- _Data_:
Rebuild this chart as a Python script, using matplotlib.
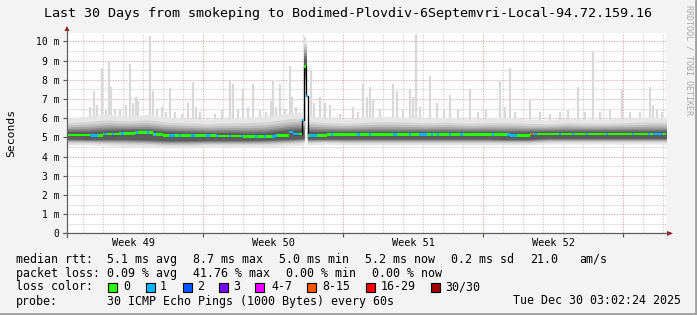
import numpy as np
import matplotlib.pyplot as plt
from matplotlib.lines import Line2D
from matplotlib.patches import Rectangle, Polygon

W, H = 697, 315
MONO = 'DejaVu Sans Mono'

# ---- data (x in days since start of window, y in ms) ----
title = 'Last 30 Days from smokeping to Bodimed-Plovdiv-6Septemvri-Local-94.72.159.16'

week_lines = [6.8, 13.8, 20.8, 27.8]
week_labels = ['Week 49', 'Week 50', 'Week 51', 'Week 52']
week_label_pos = [3.3, 10.3, 17.3, 24.3]

# median rtt (step breakpoints)
med_day = [0, 1.2, 1.8, 2.6, 3.4, 4.3, 4.8, 6.0, 7.5, 8.8, 10.4, 11.1, 11.3,
           11.75, 11.85, 11.95, 12.05, 13.0, 22.15, 23.15]
med_ms = [5.12, 5.08, 5.18, 5.21, 5.24, 5.15, 5.09, 5.08, 5.07, 5.04, 5.10, 5.28, 5.18,
          5.9, 8.7, 7.15, 5.10, 5.15, 5.08, 5.17]

# packet loss (code index into legend) intervals, everything else is 0
loss_start = [1.15, 1.85, 2.25, 2.7, 3.45, 4.0, 4.35, 5.1, 5.6, 6.2, 6.95, 7.45, 8.1,
              8.7, 9.4, 9.85, 10.25, 11.1, 11.75, 11.95, 12.1, 13.2, 14.5, 15.1, 16.3,
              17.1, 17.6, 18.2, 18.5, 19.1, 19.65, 21.25, 22.0, 23.2, 23.3, 24.6, 25.25,
              25.95, 26.95, 28.25, 29.05, 29.3]
loss_end = [1.55, 2.0, 2.35, 2.85, 3.55, 4.1, 4.45, 5.4, 5.7, 6.4, 7.15, 7.55, 8.2,
            8.8, 9.5, 9.95, 10.5, 11.6, 11.85, 12.05, 12.5, 13.3, 14.65, 15.2, 16.5,
            17.2, 18.0, 18.3, 18.6, 19.2, 19.8, 21.35, 22.5, 23.3, 23.5, 24.7, 25.35,
            26.05, 27.05, 28.35, 29.15, 29.8]
loss_code = [1] * 33 + [5] + [1] * 8

# smoke envelope
smoke_day = [0, 1, 2, 3, 4, 5, 6, 7, 8, 9, 10, 11, 11.85, 12.02, 13, 14, 15, 16, 17, 18,
             19, 20, 21, 22, 23, 24, 25, 26, 27, 28, 29, 30]
outer_hi = [6.0, 6.1, 6.2, 6.1, 6.2, 6.05, 6.0, 5.95, 6.0, 6.05, 6.1, 6.25, 6.35, 6.15,
            6.0, 5.95, 6.05, 6.1, 6.05, 6.0, 6.05, 5.95, 6.0, 6.05, 5.95, 5.9, 6.0, 5.95,
            5.95, 6.0, 6.05, 6.05]
outer_lo = [4.6, 4.6, 4.55, 4.5, 4.5, 4.45, 4.45, 4.5, 4.5, 4.5, 4.5, 4.55, 4.6, 4.6,
            4.65, 4.6, 4.6, 4.6, 4.6, 4.6, 4.6, 4.6, 4.6, 4.6, 4.6, 4.65, 4.65, 4.65,
            4.65, 4.65, 4.65, 4.65]
core_hi = [5.3, 5.3, 5.36, 5.38, 5.38, 5.3, 5.27, 5.25, 5.25, 5.22, 5.25, 5.38, 5.42, 5.3,
           5.3, 5.3, 5.3, 5.3, 5.3, 5.3, 5.3, 5.3, 5.3, 5.28, 5.3, 5.32, 5.32,
           5.32, 5.32, 5.32, 5.32, 5.32]
core_lo = [4.92, 4.9, 4.9, 4.9, 4.87, 4.83, 4.83, 4.85, 4.85, 4.85, 4.87, 4.9, 4.95, 4.92,
           4.92, 4.92, 4.92, 4.92, 4.92, 4.92, 4.92, 4.92, 4.92, 4.9, 4.9, 4.95, 4.95,
           4.95, 4.95, 4.95, 4.95, 4.95]

# smoke at the big spike
spike_band_day = [11.85, 12.0]
spike_band_outer = [(7.6, 10.0), (7.6, 10.0)]
spike_band_core = [(8.3, 9.1), (8.3, 9.1)]

# individual high pings (light grey spikes)
spike_day = [1.15, 1.35, 1.5, 1.75, 1.95, 2.1, 2.2, 2.4, 2.65, 2.95, 3.15, 3.3, 3.45, 3.55,
             4.15, 4.3, 4.5, 4.75, 4.95, 5.15, 5.4, 5.75, 6.05, 6.3, 6.45, 6.65, 7.0, 7.4,
             7.75, 8.15, 8.3, 8.55, 8.8, 9.05, 9.3, 9.65, 9.95, 10.2, 10.3, 10.45, 10.65,
             10.9, 11.15, 11.25, 11.45, 11.9, 12.2, 12.35, 12.65, 12.9, 13.15, 13.65, 14.3,
             14.55, 14.8, 15.0, 15.15, 15.3, 15.65, 16.3, 16.5, 16.8, 17.15, 17.3, 17.45,
             17.65, 18.15, 18.5, 18.85, 19.15, 19.55, 20.15, 20.55, 20.95, 21.65, 21.9,
             22.15, 22.4, 23.15, 23.65, 24.15, 24.65, 25.05, 25.55, 25.9, 26.3, 26.65,
             27.15, 27.75, 28.15, 28.65, 29.15, 29.3, 29.5, 29.75]
spike_ms = [6.6, 7.4, 6.7, 8.6, 6.4, 8.9, 7.6, 6.5, 6.4, 6.7, 8.8, 6.8, 7.1, 6.9,
            10.3, 7.4, 6.5, 6.6, 6.3, 7.55, 6.3, 6.2, 6.8, 7.9, 6.6, 6.3, 6.0, 6.2,
            6.4, 8.0, 7.8, 6.5, 7.5, 6.6, 7.8, 6.4, 6.3, 6.9, 8.0, 6.6, 7.8,
            6.5, 8.7, 7.1, 6.6, 10.2, 8.5, 6.8, 7.1, 6.8, 6.7, 6.2, 6.6,
            6.3, 7.8, 7.1, 7.6, 7.0, 6.5, 7.8, 7.4, 6.4, 7.5, 7.1, 10.4,
            6.6, 8.2, 6.8, 6.4, 7.2, 6.5, 7.5, 6.3, 6.4, 8.0, 6.6,
            8.6, 6.3, 7.0, 6.3, 6.2, 6.3, 6.4, 7.6, 6.3, 9.5, 6.3,
            6.4, 7.5, 6.3, 6.3, 7.6, 6.7, 6.5, 6.3]

loss_labels = ['0', '1', '2', '3', '4-7', '8-15', '16-29', '30/30']
loss_colors = ['#26ff00', '#00b8ff', '#0059ff', '#7e00ff', '#ee00ff', '#ff5500',
               '#ff0000', '#a00000']

stats_rtt = ['5.1 ms avg', '8.7 ms max', '5.0 ms min', '5.2 ms now', '0.2 ms sd', '21.0', 'am/s']
stats_loss = ['0.09 % avg', '41.76 % max', '0.00 % min', '0.00 % now']
probe_text = '30 ICMP Echo Pings (1000 Bytes) every 60s'
stamp = 'Tue Dec 30 03:02:24 2025'


def fx(x):
    return x / W


def fy(y):
    return 1 - y / H


fig = plt.figure(figsize=(W / 100, H / 100), dpi=100, facecolor='#f3f3f3')
ax = fig.add_axes([fx(67), fy(233.3), (666 - 67) / W, (233.3 - 32.5) / H])
ax.set_facecolor('white')
ax.set_xlim(0, 29.95)
ax.set_ylim(0, 10.46)
for s in ax.spines.values():
    s.set_visible(False)

# grid
ax.set_xticks(week_lines)
ax.set_xticks([0.8 + k for k in range(30) if (0.8 + k) not in week_lines], minor=True)
ax.set_yticks(range(11))
ax.set_yticks([k + 0.5 for k in range(10)], minor=True)
ax.set_yticklabels(['0'] + ['%d m' % k for k in range(1, 11)], family=MONO, fontsize=7)
ax.tick_params(axis='x', which='major', length=3, color='#555555', labelbottom=False)
ax.tick_params(axis='x', which='minor', length=0)
ax.tick_params(axis='y', which='major', length=3, color='#555555', pad=2.5)
ax.tick_params(axis='y', which='minor', length=0)
ax.grid(which='major', color='#e09c9c', ls=(0, (1, 1.4)), lw=0.8)
ax.grid(which='minor', color='#c4c4c4', ls=(0, (1, 1.4)), lw=0.8)
ax.set_axisbelow(True)

for x, lab in zip(week_label_pos, week_labels):
    ax.text(x, -0.5, lab, ha='center', va='center', family=MONO, fontsize=7.4, clip_on=False)

# spikes
ax.vlines(spike_day, 5.5, spike_ms, colors='#d9d9d9', lw=1.6, zorder=2)

# smoke layers
shades = ['#e6e6e6', '#d4d4d4', '#bebebe', '#a6a6a6', '#8c8c8c', '#727272', '#5c5c5c']
d = np.array(smoke_day)
oh, ol = np.array(outer_hi), np.array(outer_lo)
ch, cl = np.array(core_hi), np.array(core_lo)
for seg in (d <= 11.85, d >= 12.02):
    for i, c in enumerate(shades):
        t = (i / (len(shades) - 1)) ** 0.6
        top = oh + (ch - oh) * t
        bot = ol + (cl - ol) * t
        ax.fill_between(d[seg], bot[seg], top[seg], color=c, lw=0, zorder=3)

sb_o = np.array(spike_band_outer)
sb_c = np.array(spike_band_core)
for i, c in enumerate(shades):
    t = i / (len(shades) - 1)
    lo = sb_o[:, 0] + (sb_c[:, 0] - sb_o[:, 0]) * t
    hi = sb_o[:, 1] + (sb_c[:, 1] - sb_o[:, 1]) * t
    ax.fill_between(spike_band_day, lo, hi, color=c, lw=0, zorder=3)

# median line: black connector around the spike, then loss-coloured segments
md = np.array(med_day + [29.95])
mv = np.array(med_ms + [med_ms[-1]])
near = (md >= 11.3) & (md <= 12.05)
ax.step(md[near], mv[near], where='post', color='black', lw=0.9, zorder=5)
edges = sorted(set(med_day) | set(loss_start) | set(loss_end) | {29.95})
for a, b in zip(edges[:-1], edges[1:]):
    v = med_ms[int(np.searchsorted(med_day, a, side='right')) - 1]
    code = 0
    for s, e, c in zip(loss_start, loss_end, loss_code):
        if s <= a < e:
            code = c
    ax.bar(a, 0.14, width=b - a, bottom=v - 0.07, align='edge', color=loss_colors[code],
           lw=0, antialiased=False, zorder=6)

# axes with arrows
fig.add_artist(Line2D([fx(67), fx(67)], [fy(237), fy(30)], color='#606060', lw=0.9))
fig.add_artist(Line2D([fx(63), fx(668)], [fy(233.3), fy(233.3)], color='#606060', lw=0.9))
fig.add_artist(Polygon([(fx(64.5), fy(31)), (fx(69.5), fy(31)), (fx(67), fy(26))],
                       closed=True, color='#a01010', lw=0))
fig.add_artist(Polygon([(fx(667), fy(231)), (fx(667), fy(236)), (fx(673), fy(233.3))],
                       closed=True, color='#a01010', lw=0))

# texts
fig.text(0.5, fy(14), title, ha='center', va='center', family=MONO, fontsize=9.6)
fig.text(fx(11), fy(133), 'Seconds', rotation=90, ha='center', va='center',
         family=MONO, fontsize=8.2)
fig.text(fx(689), fy(60), 'RRDTOOL / TOBI OETIKER', rotation=270, ha='center', va='center',
         family=MONO, fontsize=6, color='#a8a8a8')

fs = 8.4
fig.text(fx(16), fy(259.3), 'median rtt:', va='center', family=MONO, fontsize=fs)
for x, s in zip([107, 193, 279, 365, 451, 530, 579], stats_rtt):
    fig.text(fx(x), fy(259.3), s, va='center', family=MONO, fontsize=fs)
fig.text(fx(16), fy(273.3), 'packet loss:', va='center', family=MONO, fontsize=fs)
for x, s in zip([107, 193, 286, 372], stats_loss):
    fig.text(fx(x), fy(273.3), s, va='center', family=MONO, fontsize=fs)
fig.text(fx(16), fy(286.7), 'loss color:', va='center', family=MONO, fontsize=fs)
box_x = [108, 146, 183, 219, 255, 307, 366, 431]
lab_x = [123, 160, 197, 233, 271, 322, 381, 445]
for bx, lx, lab, c in zip(box_x, lab_x, loss_labels, loss_colors):
    fig.add_artist(Rectangle((fx(bx), fy(291.5)), 8.5 / W, 8.5 / H, facecolor=c,
                             edgecolor='black', lw=0.8))
    fig.text(fx(lx), fy(286.7), lab, va='center', family=MONO, fontsize=fs)
fig.text(fx(16), fy(301), 'probe:', va='center', family=MONO, fontsize=fs)
fig.text(fx(107), fy(301), probe_text, va='center', family=MONO, fontsize=fs)
fig.text(fx(513), fy(301), stamp, va='center', family=MONO, fontsize=fs)

# frame
fig.add_artist(Line2D([0, 1], [fy(313.5), fy(313.5)], color='#a0a0a0', lw=2))
fig.add_artist(Line2D([fx(695.5), fx(695.5)], [0, 1], color='#a0a0a0', lw=2))

fig.savefig('out.png', dpi=100, facecolor=fig.get_facecolor())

- _Exercise requirements_: Reproduce only the lines from the beginning of the data through the line that contains "5.9, 8.7, 7.15, 5.10, 5.15, 5.08, 5.17]", both included, and please drop the pictures.

- _Correct answer_:
Rebuild this chart as a Python script, using matplotlib.
import numpy as np
import matplotlib.pyplot as plt
from matplotlib.lines import Line2D
from matplotlib.patches import Rectangle, Polygon

W, H = 697, 315
MONO = 'DejaVu Sans Mono'

# ---- data (x in days since start of window, y in ms) ----
title = 'Last 30 Days from smokeping to Bodimed-Plovdiv-6Septemvri-Local-94.72.159.16'

week_lines = [6.8, 13.8, 20.8, 27.8]
week_labels = ['Week 49', 'Week 50', 'Week 51', 'Week 52']
week_label_pos = [3.3, 10.3, 17.3, 24.3]

# median rtt (step breakpoints)
med_day = [0, 1.2, 1.8, 2.6, 3.4, 4.3, 4.8, 6.0, 7.5, 8.8, 10.4, 11.1, 11.3,
           11.75, 11.85, 11.95, 12.05, 13.0, 22.15, 23.15]
med_ms = [5.12, 5.08, 5.18, 5.21, 5.24, 5.15, 5.09, 5.08, 5.07, 5.04, 5.10, 5.28, 5.18,
          5.9, 8.7, 7.15, 5.10, 5.15, 5.08, 5.17]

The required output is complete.